[Exercise directions]
Would you output the whole listing below, exactly as it reads?

-- begin Working data --

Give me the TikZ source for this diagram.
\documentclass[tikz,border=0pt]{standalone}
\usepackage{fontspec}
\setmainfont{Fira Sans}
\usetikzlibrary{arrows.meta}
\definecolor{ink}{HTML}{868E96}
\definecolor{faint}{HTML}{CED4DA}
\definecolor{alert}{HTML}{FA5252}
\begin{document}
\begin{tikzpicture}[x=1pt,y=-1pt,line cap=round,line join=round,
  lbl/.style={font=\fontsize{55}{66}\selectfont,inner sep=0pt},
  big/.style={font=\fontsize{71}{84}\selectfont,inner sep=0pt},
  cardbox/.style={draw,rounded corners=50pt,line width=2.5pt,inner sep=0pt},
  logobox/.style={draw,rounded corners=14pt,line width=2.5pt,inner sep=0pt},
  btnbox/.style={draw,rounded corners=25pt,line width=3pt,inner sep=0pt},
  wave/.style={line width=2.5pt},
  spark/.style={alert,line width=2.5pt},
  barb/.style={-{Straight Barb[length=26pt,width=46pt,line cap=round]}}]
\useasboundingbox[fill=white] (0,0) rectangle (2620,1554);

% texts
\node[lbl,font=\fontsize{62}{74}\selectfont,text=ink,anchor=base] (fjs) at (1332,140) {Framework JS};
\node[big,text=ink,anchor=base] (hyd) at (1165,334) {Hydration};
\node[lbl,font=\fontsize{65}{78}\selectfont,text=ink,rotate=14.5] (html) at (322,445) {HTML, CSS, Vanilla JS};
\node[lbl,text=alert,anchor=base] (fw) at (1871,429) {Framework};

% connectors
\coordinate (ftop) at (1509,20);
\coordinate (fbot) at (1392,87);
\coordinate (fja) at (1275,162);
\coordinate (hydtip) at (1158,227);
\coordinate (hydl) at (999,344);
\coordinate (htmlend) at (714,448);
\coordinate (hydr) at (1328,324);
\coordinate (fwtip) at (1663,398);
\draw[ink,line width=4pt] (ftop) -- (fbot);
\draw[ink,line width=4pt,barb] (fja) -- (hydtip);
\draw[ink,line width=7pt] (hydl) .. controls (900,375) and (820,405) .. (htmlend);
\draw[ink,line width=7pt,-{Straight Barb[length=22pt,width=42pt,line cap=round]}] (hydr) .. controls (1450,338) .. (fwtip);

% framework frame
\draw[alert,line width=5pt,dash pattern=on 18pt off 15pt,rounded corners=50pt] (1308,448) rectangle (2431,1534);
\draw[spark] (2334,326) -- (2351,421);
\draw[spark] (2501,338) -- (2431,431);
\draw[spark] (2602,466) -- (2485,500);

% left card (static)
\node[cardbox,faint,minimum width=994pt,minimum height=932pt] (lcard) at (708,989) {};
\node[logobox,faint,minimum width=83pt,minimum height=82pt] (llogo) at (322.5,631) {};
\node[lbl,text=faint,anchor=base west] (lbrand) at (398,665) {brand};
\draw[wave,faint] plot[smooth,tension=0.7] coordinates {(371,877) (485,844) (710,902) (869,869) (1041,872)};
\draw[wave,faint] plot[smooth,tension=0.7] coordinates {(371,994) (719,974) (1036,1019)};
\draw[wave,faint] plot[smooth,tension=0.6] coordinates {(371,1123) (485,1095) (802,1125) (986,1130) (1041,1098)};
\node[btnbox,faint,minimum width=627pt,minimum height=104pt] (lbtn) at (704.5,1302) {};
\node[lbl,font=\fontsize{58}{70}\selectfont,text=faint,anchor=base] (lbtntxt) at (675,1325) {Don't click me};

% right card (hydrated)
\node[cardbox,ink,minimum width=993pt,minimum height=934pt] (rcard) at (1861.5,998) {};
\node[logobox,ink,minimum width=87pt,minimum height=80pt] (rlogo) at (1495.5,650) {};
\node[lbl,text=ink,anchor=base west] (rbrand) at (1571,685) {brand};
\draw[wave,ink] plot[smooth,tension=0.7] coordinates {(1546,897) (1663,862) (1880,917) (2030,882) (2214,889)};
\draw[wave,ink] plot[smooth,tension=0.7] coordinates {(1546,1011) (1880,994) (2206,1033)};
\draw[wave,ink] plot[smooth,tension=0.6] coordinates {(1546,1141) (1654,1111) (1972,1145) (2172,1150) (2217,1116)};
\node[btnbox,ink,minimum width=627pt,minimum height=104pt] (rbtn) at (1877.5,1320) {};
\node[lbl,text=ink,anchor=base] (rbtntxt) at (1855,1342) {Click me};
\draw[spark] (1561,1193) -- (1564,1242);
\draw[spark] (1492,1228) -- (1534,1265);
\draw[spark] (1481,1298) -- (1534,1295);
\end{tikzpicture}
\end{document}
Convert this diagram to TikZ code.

-- end Working data --

[Response]
Give me the TikZ source for this diagram.
\documentclass[tikz,border=0pt]{standalone}
\usepackage{fontspec}
\setmainfont{Fira Sans}
\usetikzlibrary{arrows.meta}
\definecolor{ink}{HTML}{868E96}
\definecolor{faint}{HTML}{CED4DA}
\definecolor{alert}{HTML}{FA5252}
\begin{document}
\begin{tikzpicture}[x=1pt,y=-1pt,line cap=round,line join=round,
  lbl/.style={font=\fontsize{55}{66}\selectfont,inner sep=0pt},
  big/.style={font=\fontsize{71}{84}\selectfont,inner sep=0pt},
  cardbox/.style={draw,rounded corners=50pt,line width=2.5pt,inner sep=0pt},
  logobox/.style={draw,rounded corners=14pt,line width=2.5pt,inner sep=0pt},
  btnbox/.style={draw,rounded corners=25pt,line width=3pt,inner sep=0pt},
  wave/.style={line width=2.5pt},
  spark/.style={alert,line width=2.5pt},
  barb/.style={-{Straight Barb[length=26pt,width=46pt,line cap=round]}}]
\useasboundingbox[fill=white] (0,0) rectangle (2620,1554);

% texts
\node[lbl,font=\fontsize{62}{74}\selectfont,text=ink,anchor=base] (fjs) at (1332,140) {Framework JS};
\node[big,text=ink,anchor=base] (hyd) at (1165,334) {Hydration};
\node[lbl,font=\fontsize{65}{78}\selectfont,text=ink,rotate=14.5] (html) at (322,445) {HTML, CSS, Vanilla JS};
\node[lbl,text=alert,anchor=base] (fw) at (1871,429) {Framework};

% connectors
\coordinate (ftop) at (1509,20);
\coordinate (fbot) at (1392,87);
\coordinate (fja) at (1275,162);
\coordinate (hydtip) at (1158,227);
\coordinate (hydl) at (999,344);
\coordinate (htmlend) at (714,448);
\coordinate (hydr) at (1328,324);
\coordinate (fwtip) at (1663,398);
\draw[ink,line width=4pt] (ftop) -- (fbot);
\draw[ink,line width=4pt,barb] (fja) -- (hydtip);
\draw[ink,line width=7pt] (hydl) .. controls (900,375) and (820,405) .. (htmlend);
\draw[ink,line width=7pt,-{Straight Barb[length=22pt,width=42pt,line cap=round]}] (hydr) .. controls (1450,338) .. (fwtip);

% framework frame
\draw[alert,line width=5pt,dash pattern=on 18pt off 15pt,rounded corners=50pt] (1308,448) rectangle (2431,1534);
\draw[spark] (2334,326) -- (2351,421);
\draw[spark] (2501,338) -- (2431,431);
\draw[spark] (2602,466) -- (2485,500);

% left card (static)
\node[cardbox,faint,minimum width=994pt,minimum height=932pt] (lcard) at (708,989) {};
\node[logobox,faint,minimum width=83pt,minimum height=82pt] (llogo) at (322.5,631) {};
\node[lbl,text=faint,anchor=base west] (lbrand) at (398,665) {brand};
\draw[wave,faint] plot[smooth,tension=0.7] coordinates {(371,877) (485,844) (710,902) (869,869) (1041,872)};
\draw[wave,faint] plot[smooth,tension=0.7] coordinates {(371,994) (719,974) (1036,1019)};
\draw[wave,faint] plot[smooth,tension=0.6] coordinates {(371,1123) (485,1095) (802,1125) (986,1130) (1041,1098)};
\node[btnbox,faint,minimum width=627pt,minimum height=104pt] (lbtn) at (704.5,1302) {};
\node[lbl,font=\fontsize{58}{70}\selectfont,text=faint,anchor=base] (lbtntxt) at (675,1325) {Don't click me};

% right card (hydrated)
\node[cardbox,ink,minimum width=993pt,minimum height=934pt] (rcard) at (1861.5,998) {};
\node[logobox,ink,minimum width=87pt,minimum height=80pt] (rlogo) at (1495.5,650) {};
\node[lbl,text=ink,anchor=base west] (rbrand) at (1571,685) {brand};
\draw[wave,ink] plot[smooth,tension=0.7] coordinates {(1546,897) (1663,862) (1880,917) (2030,882) (2214,889)};
\draw[wave,ink] plot[smooth,tension=0.7] coordinates {(1546,1011) (1880,994) (2206,1033)};
\draw[wave,ink] plot[smooth,tension=0.6] coordinates {(1546,1141) (1654,1111) (1972,1145) (2172,1150) (2217,1116)};
\node[btnbox,ink,minimum width=627pt,minimum height=104pt] (rbtn) at (1877.5,1320) {};
\node[lbl,text=ink,anchor=base] (rbtntxt) at (1855,1342) {Click me};
\draw[spark] (1561,1193) -- (1564,1242);
\draw[spark] (1492,1228) -- (1534,1265);
\draw[spark] (1481,1298) -- (1534,1295);
\end{tikzpicture}
\end{document}
Convert this diagram to TikZ code.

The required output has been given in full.